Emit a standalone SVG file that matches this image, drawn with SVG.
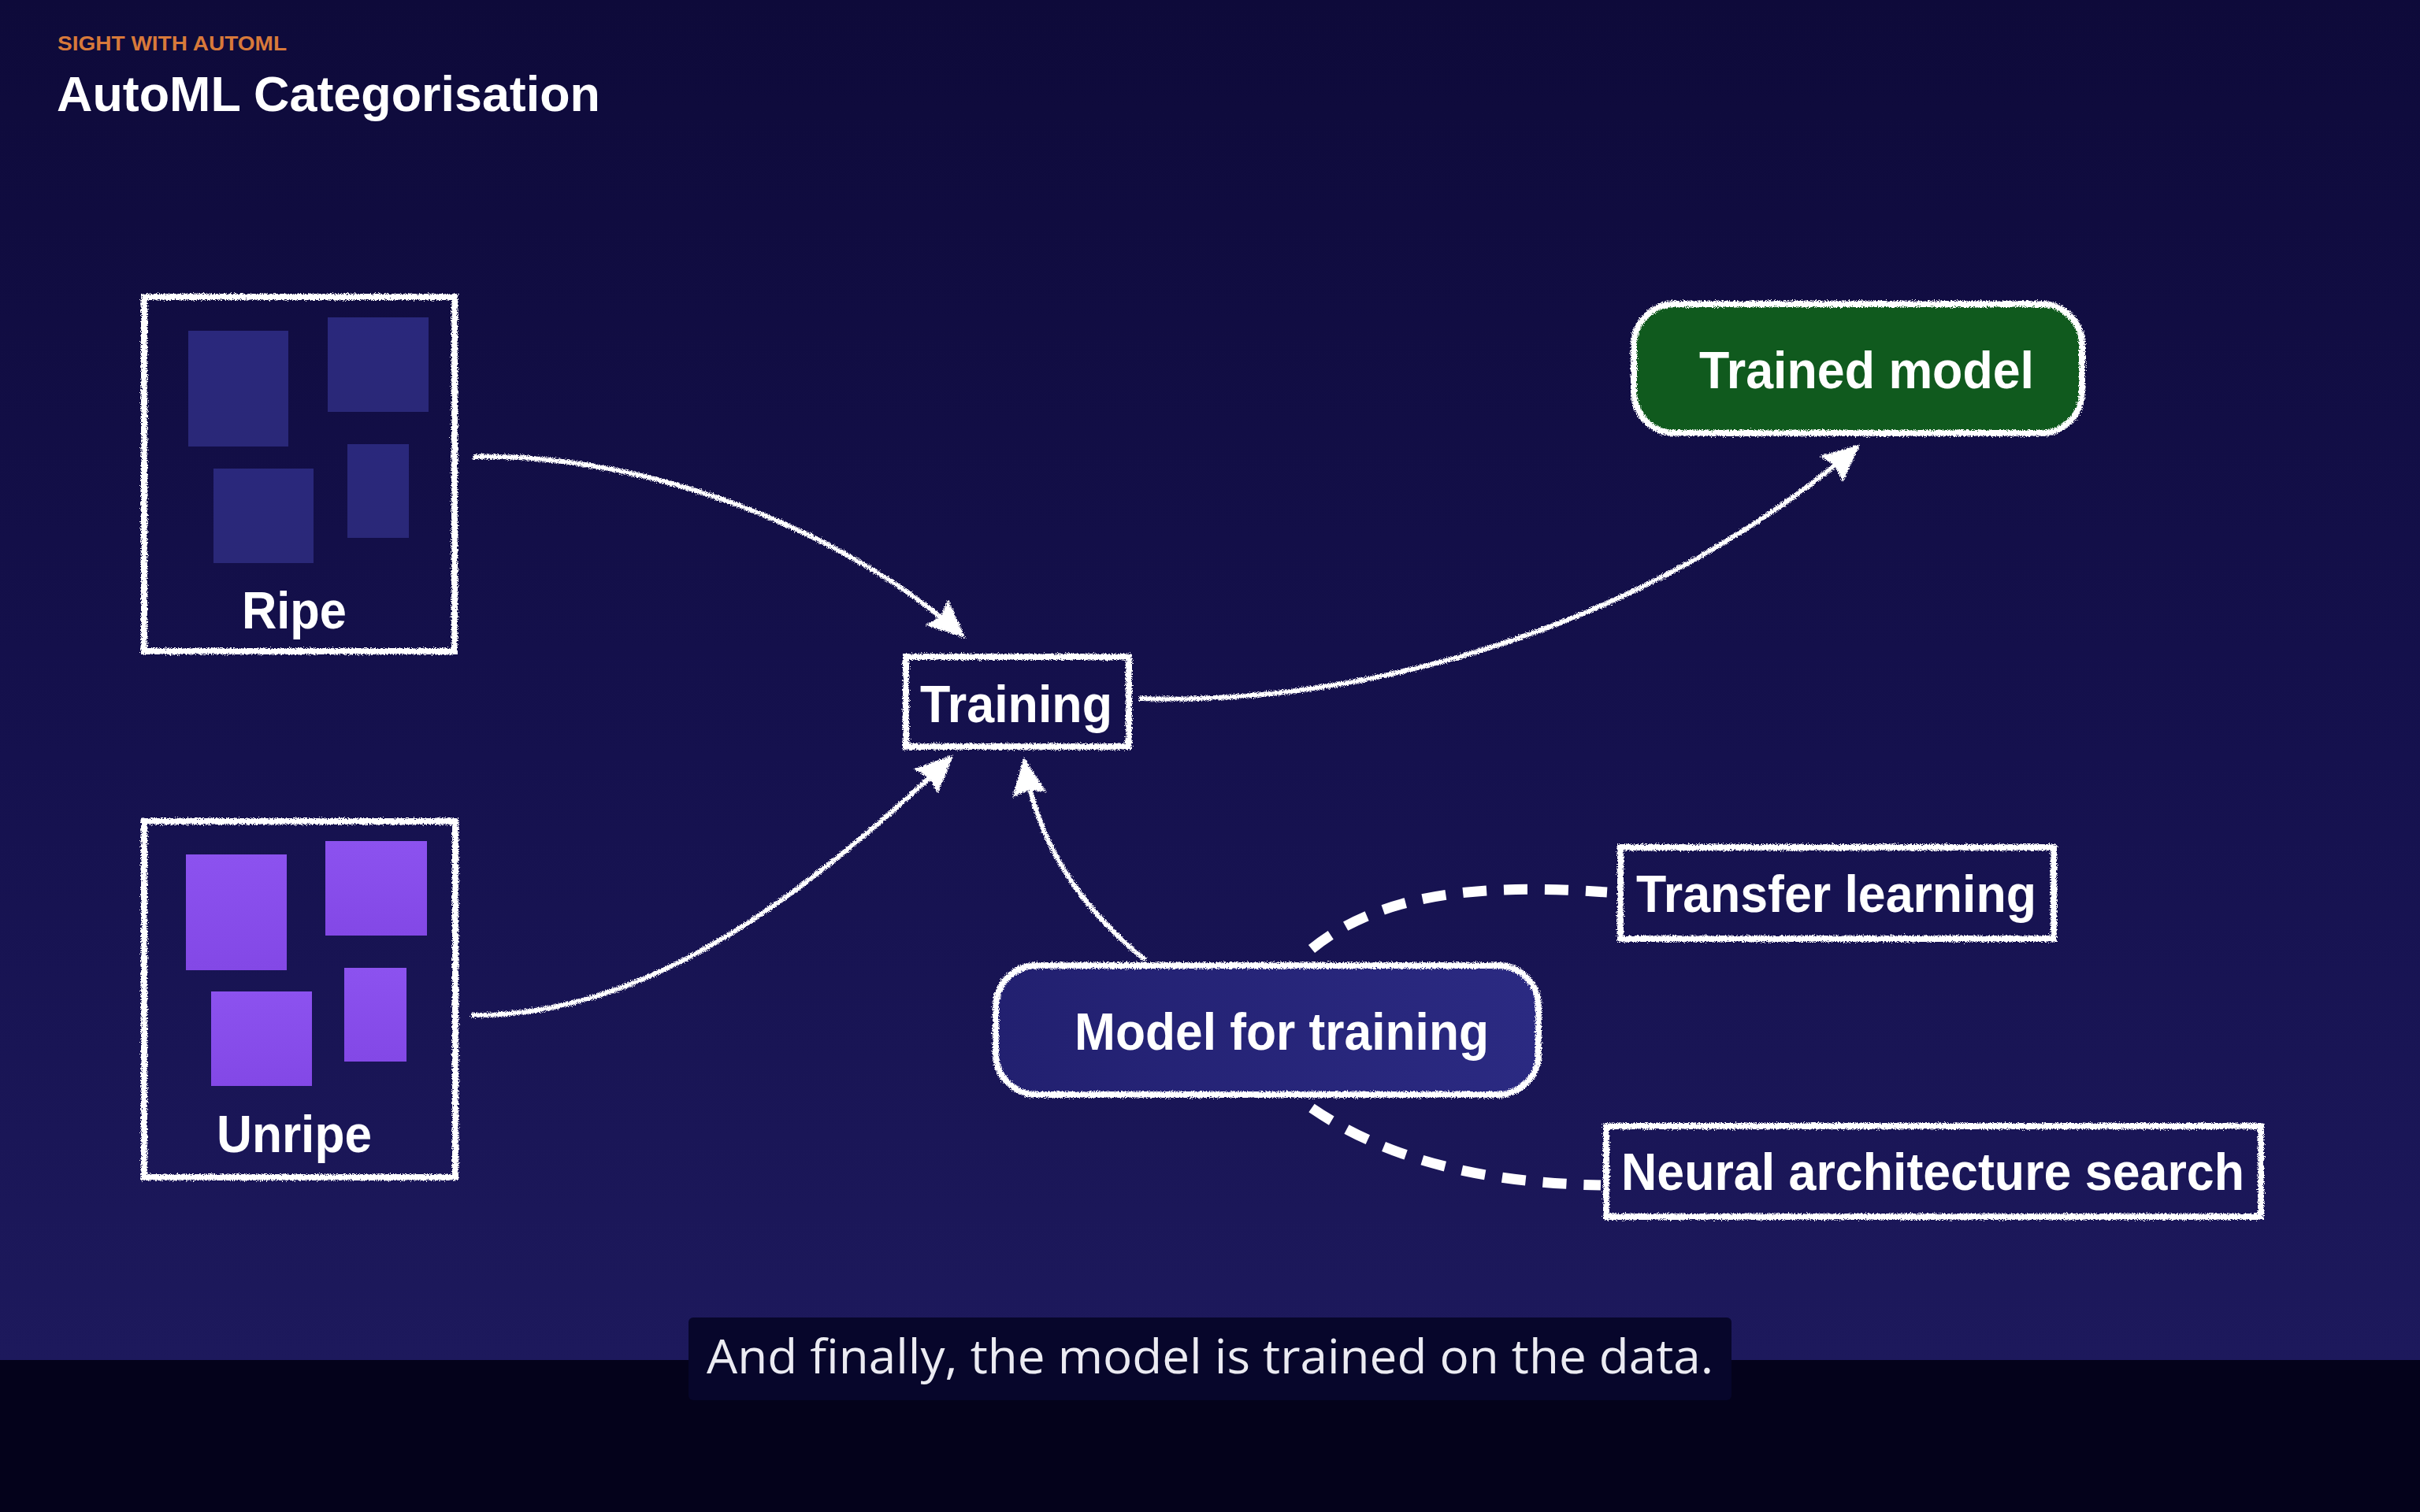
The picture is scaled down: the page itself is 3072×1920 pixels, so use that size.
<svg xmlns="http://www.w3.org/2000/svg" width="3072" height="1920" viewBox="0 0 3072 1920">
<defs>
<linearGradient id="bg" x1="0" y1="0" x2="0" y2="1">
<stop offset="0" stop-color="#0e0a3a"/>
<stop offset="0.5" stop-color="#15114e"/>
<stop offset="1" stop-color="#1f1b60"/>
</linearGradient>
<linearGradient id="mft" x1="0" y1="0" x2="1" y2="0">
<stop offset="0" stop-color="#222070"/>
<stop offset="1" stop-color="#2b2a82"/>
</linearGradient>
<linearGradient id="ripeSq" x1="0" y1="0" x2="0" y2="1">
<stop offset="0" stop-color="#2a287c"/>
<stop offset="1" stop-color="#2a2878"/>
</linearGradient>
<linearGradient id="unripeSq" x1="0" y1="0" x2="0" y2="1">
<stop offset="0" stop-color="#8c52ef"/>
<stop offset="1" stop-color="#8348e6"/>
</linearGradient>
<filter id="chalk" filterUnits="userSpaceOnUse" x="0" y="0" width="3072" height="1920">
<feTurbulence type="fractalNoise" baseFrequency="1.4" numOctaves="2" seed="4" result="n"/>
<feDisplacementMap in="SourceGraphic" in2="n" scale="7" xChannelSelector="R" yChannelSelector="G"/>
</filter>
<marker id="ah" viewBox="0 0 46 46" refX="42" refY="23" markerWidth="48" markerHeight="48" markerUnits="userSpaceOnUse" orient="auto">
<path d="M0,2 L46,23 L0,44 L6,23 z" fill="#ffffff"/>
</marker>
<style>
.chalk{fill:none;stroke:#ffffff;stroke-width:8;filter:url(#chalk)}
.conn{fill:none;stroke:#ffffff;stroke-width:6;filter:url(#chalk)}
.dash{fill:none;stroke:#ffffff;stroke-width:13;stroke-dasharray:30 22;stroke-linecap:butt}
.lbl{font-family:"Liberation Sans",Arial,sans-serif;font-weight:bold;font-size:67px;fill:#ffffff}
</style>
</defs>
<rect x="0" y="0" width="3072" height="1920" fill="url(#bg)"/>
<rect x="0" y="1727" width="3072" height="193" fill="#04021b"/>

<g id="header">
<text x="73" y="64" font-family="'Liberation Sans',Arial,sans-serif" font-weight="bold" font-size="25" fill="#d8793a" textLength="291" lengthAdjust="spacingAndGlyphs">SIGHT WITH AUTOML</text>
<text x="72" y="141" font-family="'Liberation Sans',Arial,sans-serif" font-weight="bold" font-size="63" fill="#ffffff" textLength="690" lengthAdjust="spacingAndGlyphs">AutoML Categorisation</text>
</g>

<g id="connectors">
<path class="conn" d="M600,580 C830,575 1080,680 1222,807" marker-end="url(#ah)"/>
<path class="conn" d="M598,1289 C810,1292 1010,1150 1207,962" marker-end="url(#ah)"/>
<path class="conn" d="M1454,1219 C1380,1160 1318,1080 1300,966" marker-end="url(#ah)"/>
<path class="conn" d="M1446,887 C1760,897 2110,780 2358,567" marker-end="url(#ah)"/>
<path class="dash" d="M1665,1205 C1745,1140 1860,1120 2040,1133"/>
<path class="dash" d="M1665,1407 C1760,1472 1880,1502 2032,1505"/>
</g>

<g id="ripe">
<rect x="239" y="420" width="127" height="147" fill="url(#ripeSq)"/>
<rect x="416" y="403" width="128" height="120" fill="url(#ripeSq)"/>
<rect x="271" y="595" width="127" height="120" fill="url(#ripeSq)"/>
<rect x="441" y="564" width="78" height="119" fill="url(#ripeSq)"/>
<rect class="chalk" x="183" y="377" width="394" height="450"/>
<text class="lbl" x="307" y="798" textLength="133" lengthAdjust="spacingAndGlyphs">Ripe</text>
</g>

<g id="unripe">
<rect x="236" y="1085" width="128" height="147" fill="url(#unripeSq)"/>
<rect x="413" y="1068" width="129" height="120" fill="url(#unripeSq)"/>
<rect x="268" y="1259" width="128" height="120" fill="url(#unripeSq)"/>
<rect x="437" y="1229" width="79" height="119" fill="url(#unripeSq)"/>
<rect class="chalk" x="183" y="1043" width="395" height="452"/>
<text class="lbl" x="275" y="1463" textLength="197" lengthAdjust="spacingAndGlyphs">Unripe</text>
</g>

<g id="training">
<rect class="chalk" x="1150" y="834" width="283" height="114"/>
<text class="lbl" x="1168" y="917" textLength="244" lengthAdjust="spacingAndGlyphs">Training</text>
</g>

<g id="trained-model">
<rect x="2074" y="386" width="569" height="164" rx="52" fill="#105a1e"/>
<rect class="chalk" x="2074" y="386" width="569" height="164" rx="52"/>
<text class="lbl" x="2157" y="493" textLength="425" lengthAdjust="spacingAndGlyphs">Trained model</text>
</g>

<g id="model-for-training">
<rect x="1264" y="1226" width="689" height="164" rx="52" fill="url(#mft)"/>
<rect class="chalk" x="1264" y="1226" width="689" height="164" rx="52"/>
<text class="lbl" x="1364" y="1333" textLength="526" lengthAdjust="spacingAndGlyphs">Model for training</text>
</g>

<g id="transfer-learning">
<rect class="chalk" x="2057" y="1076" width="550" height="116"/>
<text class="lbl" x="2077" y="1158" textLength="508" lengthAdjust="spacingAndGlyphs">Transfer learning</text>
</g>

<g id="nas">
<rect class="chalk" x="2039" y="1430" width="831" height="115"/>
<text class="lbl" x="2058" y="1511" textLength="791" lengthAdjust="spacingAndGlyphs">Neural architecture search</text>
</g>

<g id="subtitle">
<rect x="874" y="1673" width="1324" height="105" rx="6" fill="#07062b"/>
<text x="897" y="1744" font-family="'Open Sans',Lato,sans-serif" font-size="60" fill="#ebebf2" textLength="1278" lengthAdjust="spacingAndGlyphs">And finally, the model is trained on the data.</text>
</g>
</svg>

= = = = = = =

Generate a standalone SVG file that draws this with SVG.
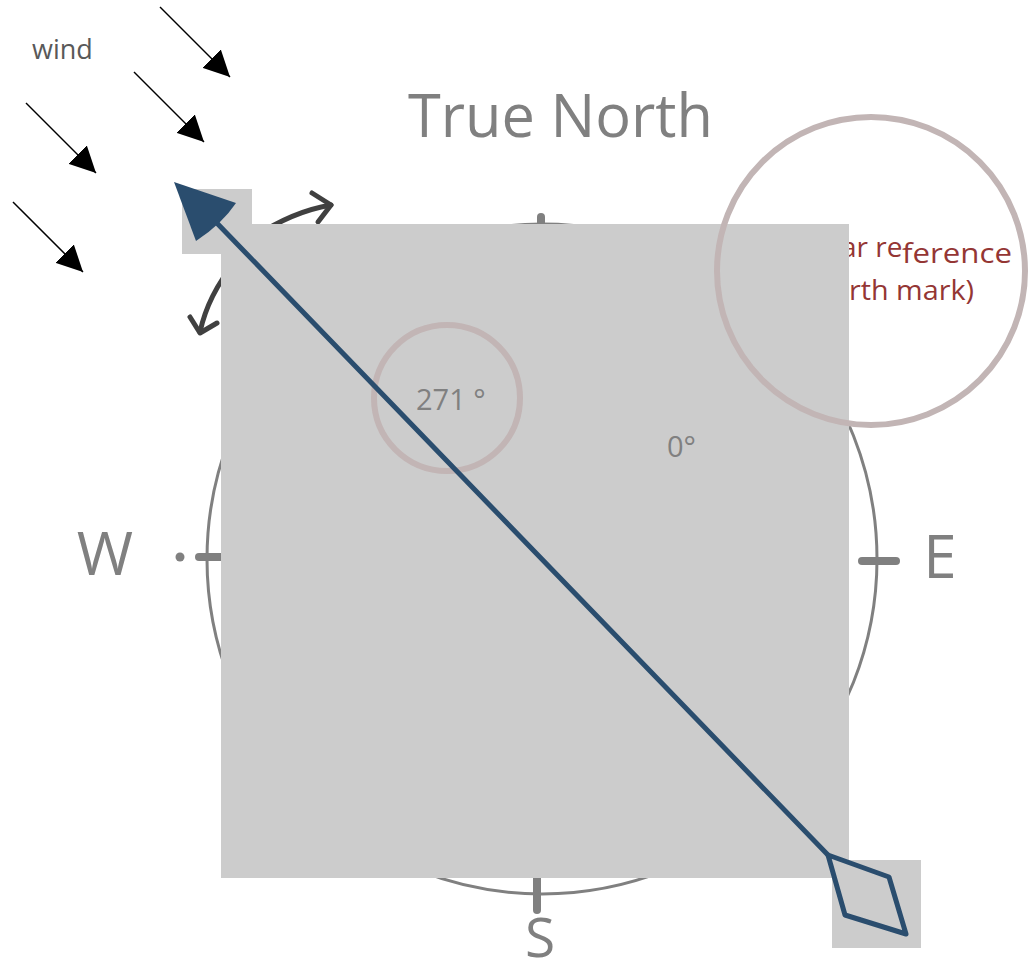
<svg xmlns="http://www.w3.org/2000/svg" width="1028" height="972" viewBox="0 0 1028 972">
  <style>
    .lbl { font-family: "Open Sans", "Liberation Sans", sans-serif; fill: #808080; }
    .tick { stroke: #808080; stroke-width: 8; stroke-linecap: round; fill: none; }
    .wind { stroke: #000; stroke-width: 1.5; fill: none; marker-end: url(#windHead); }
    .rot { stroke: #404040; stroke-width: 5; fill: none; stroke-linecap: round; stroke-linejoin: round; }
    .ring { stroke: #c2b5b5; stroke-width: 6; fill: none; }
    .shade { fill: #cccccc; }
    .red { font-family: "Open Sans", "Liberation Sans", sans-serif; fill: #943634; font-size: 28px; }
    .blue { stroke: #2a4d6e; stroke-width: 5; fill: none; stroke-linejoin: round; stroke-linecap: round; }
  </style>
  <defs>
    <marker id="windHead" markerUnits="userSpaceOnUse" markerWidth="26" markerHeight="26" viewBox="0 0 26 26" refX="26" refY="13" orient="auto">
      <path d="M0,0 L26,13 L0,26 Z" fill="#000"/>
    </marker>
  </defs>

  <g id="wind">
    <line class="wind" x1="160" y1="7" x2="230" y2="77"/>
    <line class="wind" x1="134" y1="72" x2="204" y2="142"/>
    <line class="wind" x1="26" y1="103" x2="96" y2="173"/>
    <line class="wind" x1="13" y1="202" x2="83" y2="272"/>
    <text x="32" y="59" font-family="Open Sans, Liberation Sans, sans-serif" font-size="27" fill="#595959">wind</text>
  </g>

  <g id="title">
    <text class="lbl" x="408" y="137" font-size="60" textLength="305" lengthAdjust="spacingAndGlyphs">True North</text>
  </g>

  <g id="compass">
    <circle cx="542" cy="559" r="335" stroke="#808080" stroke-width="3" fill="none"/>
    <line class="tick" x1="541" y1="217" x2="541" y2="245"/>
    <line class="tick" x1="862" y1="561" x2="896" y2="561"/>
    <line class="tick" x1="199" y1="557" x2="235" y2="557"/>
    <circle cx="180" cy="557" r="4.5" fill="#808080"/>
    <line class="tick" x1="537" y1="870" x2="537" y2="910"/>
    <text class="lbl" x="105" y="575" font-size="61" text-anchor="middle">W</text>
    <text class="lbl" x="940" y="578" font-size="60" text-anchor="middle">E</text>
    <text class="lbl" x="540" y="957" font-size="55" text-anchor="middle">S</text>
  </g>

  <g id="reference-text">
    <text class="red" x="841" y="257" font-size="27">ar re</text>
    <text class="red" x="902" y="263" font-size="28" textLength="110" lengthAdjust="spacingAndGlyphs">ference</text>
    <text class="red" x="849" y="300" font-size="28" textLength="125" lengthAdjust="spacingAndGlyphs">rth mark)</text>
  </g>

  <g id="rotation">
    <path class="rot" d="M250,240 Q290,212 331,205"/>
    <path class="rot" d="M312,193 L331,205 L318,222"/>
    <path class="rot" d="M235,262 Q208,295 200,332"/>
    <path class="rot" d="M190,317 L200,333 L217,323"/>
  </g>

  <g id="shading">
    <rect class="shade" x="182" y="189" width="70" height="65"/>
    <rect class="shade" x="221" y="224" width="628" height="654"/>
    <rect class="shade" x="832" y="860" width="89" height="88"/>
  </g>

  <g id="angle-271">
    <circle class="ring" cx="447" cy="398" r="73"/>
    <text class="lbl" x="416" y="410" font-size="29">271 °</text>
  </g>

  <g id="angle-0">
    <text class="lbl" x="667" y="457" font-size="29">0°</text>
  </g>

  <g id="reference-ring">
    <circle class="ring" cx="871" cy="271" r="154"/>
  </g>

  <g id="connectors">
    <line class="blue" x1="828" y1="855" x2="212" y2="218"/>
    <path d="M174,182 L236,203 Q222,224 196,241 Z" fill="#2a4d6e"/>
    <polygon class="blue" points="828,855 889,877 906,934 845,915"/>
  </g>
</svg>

= = = = = = =

Given instruction: For the entries above, state how many lines contain the word "that". Provide the number by itself.

Answer for the task: 3